• Work instructions: What is to be printed is the span of lines starting at the one containing "Clone this chart" and ending at the one containing "import * as", reproduced exactly with pictures left out.

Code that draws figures
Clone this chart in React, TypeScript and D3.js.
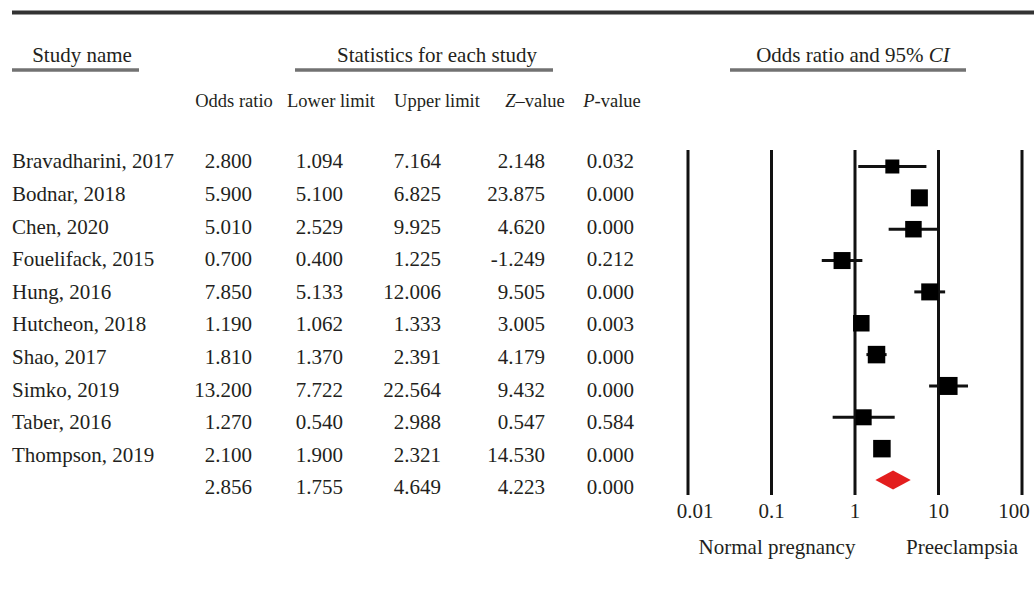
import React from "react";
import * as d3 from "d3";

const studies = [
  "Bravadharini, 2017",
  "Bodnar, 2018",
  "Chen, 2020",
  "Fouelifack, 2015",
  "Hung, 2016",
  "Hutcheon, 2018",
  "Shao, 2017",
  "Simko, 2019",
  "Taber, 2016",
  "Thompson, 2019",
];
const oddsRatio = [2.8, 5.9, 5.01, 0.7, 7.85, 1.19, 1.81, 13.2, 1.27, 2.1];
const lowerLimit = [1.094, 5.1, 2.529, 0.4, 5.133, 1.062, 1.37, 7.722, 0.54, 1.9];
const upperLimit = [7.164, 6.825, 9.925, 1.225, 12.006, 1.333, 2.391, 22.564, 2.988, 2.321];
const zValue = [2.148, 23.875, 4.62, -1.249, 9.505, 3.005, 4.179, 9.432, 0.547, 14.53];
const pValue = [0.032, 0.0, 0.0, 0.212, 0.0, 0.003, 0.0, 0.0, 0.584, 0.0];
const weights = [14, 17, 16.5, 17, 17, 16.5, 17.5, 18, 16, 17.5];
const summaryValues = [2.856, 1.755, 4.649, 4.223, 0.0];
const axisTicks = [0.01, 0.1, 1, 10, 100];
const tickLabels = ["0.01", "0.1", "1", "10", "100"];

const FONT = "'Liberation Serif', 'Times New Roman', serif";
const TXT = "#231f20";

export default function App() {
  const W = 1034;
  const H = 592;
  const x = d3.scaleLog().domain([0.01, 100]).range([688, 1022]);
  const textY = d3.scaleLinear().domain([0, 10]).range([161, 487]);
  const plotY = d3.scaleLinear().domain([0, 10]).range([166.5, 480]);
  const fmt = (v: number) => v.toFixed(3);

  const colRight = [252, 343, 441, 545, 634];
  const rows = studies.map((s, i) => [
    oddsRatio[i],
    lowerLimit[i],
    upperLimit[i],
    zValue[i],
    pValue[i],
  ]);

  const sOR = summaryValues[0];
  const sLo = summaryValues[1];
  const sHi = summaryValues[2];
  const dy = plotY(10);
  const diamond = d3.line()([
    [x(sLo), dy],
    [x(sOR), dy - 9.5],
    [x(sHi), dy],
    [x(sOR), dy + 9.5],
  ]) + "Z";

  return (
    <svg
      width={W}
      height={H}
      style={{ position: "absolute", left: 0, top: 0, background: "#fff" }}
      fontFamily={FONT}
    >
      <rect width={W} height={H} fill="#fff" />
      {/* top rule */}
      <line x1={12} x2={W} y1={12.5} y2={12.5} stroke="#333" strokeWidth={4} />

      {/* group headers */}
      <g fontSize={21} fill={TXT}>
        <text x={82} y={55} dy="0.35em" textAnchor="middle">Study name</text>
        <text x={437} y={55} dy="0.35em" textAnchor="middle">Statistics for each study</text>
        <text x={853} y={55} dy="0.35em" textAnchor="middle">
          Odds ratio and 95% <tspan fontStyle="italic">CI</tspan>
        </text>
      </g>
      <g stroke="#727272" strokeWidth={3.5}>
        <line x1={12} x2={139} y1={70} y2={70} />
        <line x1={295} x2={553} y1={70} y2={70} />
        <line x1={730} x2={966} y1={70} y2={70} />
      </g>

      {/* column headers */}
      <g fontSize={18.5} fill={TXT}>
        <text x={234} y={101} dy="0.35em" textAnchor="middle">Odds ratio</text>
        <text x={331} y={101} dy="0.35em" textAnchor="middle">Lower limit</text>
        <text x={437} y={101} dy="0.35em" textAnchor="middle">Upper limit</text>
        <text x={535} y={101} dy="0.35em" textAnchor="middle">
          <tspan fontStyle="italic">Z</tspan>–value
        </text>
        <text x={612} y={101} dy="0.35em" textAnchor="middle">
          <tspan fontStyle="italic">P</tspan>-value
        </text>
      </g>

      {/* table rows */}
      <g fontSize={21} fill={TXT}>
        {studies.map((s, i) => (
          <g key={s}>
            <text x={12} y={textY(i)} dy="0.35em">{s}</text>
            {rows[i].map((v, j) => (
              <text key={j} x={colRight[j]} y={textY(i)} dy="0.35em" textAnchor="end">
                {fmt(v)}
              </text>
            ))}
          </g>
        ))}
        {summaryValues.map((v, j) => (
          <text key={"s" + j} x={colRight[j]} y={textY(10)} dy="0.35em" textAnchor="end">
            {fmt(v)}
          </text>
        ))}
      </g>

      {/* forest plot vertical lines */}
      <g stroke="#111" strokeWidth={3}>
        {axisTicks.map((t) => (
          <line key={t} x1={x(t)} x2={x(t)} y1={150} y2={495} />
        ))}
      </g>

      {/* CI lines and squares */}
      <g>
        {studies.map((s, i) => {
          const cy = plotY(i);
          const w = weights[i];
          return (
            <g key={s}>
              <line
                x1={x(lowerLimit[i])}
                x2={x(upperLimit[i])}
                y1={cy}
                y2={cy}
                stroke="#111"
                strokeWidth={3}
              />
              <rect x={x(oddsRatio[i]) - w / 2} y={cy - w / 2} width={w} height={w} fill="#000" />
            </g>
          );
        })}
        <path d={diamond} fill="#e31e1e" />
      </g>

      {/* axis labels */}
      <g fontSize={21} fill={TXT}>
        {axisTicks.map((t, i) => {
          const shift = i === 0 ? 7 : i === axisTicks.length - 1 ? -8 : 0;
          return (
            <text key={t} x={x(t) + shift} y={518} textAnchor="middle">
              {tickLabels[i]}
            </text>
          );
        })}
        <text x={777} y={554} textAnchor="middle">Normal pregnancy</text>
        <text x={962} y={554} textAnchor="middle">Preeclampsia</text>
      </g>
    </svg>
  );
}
* * *
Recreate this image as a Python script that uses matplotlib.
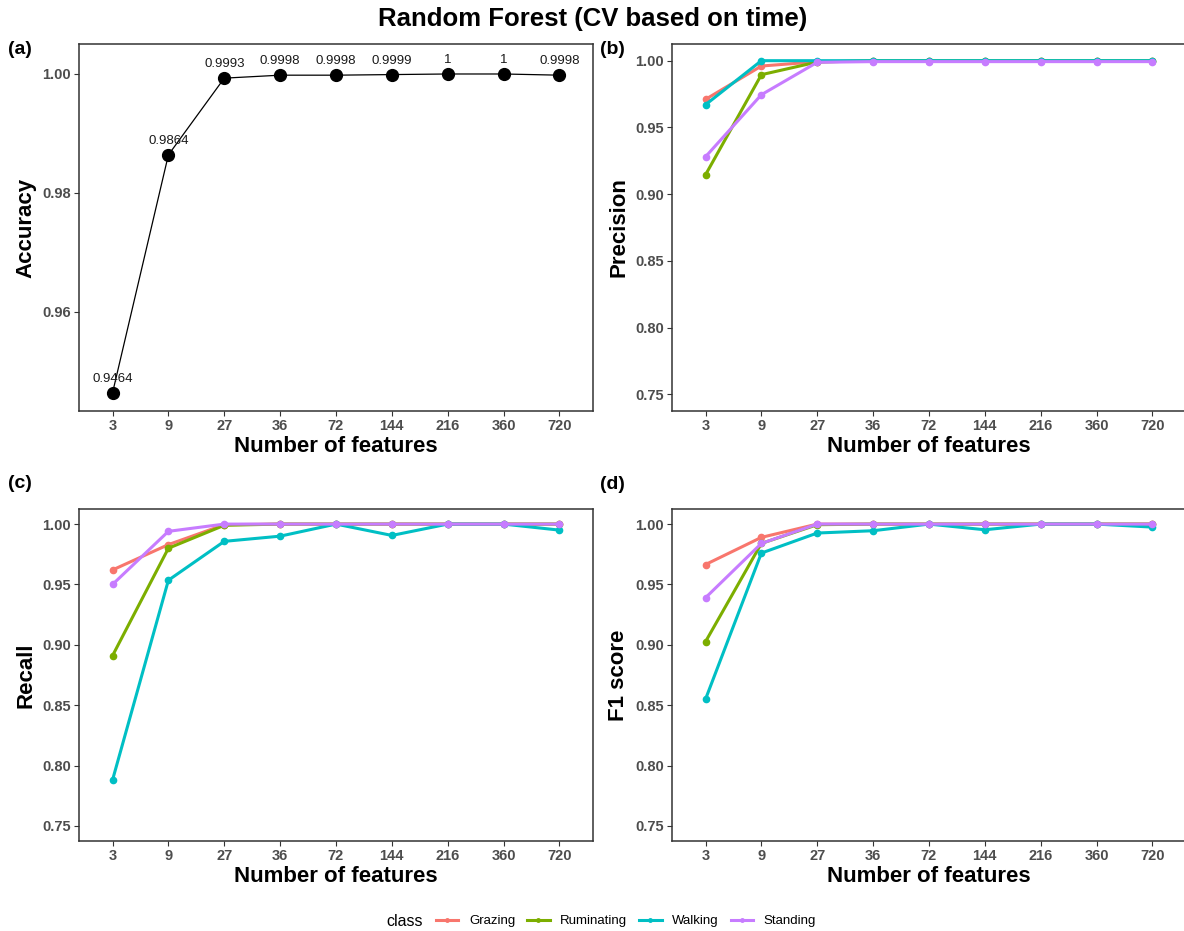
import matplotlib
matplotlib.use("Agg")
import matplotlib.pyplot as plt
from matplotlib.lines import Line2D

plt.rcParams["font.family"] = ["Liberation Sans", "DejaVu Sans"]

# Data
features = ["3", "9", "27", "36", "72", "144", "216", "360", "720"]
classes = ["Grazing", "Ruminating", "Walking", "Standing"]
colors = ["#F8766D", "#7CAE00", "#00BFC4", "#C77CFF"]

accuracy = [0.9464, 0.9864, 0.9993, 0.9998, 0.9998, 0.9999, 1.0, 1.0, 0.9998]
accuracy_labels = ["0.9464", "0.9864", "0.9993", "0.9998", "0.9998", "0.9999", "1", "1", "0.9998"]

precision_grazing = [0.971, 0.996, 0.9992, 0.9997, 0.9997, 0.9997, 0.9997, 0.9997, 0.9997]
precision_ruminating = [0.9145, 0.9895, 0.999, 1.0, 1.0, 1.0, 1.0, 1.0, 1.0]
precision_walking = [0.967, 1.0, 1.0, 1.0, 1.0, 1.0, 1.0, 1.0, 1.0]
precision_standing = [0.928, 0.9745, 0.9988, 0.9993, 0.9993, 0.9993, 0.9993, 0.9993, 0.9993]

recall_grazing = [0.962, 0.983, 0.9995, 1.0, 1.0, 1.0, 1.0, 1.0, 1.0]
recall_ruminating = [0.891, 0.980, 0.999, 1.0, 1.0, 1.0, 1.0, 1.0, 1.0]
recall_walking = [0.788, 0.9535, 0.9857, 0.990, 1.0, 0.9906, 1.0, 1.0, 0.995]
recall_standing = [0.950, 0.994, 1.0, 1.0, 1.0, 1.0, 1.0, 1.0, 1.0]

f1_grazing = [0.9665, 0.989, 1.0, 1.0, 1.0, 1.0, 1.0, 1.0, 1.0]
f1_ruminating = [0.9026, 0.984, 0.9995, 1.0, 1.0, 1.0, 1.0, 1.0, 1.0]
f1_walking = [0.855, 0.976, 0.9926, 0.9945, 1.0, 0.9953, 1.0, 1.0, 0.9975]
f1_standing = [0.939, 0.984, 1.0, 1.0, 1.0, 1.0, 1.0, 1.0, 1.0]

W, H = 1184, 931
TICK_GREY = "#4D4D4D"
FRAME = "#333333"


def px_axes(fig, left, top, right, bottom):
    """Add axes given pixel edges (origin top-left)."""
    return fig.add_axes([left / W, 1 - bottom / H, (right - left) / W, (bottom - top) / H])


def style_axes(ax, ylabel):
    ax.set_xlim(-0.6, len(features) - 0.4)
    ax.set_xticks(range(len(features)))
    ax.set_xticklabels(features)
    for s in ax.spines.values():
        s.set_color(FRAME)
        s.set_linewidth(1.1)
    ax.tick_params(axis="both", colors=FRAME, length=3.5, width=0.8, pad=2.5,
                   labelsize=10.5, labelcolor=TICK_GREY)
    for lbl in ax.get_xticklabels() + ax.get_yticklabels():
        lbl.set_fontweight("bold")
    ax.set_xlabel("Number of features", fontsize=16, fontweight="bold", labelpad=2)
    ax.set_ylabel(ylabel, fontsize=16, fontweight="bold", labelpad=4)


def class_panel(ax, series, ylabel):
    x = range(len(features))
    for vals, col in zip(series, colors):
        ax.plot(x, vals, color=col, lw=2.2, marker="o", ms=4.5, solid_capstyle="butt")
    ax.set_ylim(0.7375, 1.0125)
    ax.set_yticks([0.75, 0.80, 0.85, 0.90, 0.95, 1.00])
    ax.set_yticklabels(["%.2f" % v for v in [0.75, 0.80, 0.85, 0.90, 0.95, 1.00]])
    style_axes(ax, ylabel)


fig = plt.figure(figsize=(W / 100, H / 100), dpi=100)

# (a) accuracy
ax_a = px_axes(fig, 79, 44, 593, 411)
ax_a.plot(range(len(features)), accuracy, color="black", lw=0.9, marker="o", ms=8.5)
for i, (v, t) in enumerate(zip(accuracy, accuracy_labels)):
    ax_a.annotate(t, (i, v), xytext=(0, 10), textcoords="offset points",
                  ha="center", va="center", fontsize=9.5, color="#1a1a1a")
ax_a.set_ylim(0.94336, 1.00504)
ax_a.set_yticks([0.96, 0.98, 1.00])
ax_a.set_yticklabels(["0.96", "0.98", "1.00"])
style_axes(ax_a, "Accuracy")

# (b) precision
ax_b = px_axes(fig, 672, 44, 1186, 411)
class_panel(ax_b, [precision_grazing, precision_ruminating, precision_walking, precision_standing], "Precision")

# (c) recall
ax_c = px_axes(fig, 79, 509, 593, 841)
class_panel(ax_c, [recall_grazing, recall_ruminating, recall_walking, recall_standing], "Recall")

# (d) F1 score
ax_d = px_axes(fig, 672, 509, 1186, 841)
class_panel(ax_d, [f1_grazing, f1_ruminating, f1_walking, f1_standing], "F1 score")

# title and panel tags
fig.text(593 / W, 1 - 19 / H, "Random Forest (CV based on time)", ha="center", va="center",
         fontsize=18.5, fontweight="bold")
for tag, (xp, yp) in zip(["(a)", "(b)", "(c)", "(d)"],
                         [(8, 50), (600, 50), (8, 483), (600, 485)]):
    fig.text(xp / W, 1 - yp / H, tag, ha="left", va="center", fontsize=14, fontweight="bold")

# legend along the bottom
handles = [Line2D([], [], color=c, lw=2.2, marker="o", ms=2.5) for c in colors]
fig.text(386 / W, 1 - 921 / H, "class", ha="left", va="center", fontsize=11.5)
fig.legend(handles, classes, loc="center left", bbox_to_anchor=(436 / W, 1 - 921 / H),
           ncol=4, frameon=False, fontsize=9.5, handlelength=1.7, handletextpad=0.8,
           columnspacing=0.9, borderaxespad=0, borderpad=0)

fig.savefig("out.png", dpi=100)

• Exercise result:
Clone this chart in React, TypeScript and D3.js.
import React from "react";
import * as d3 from "d3";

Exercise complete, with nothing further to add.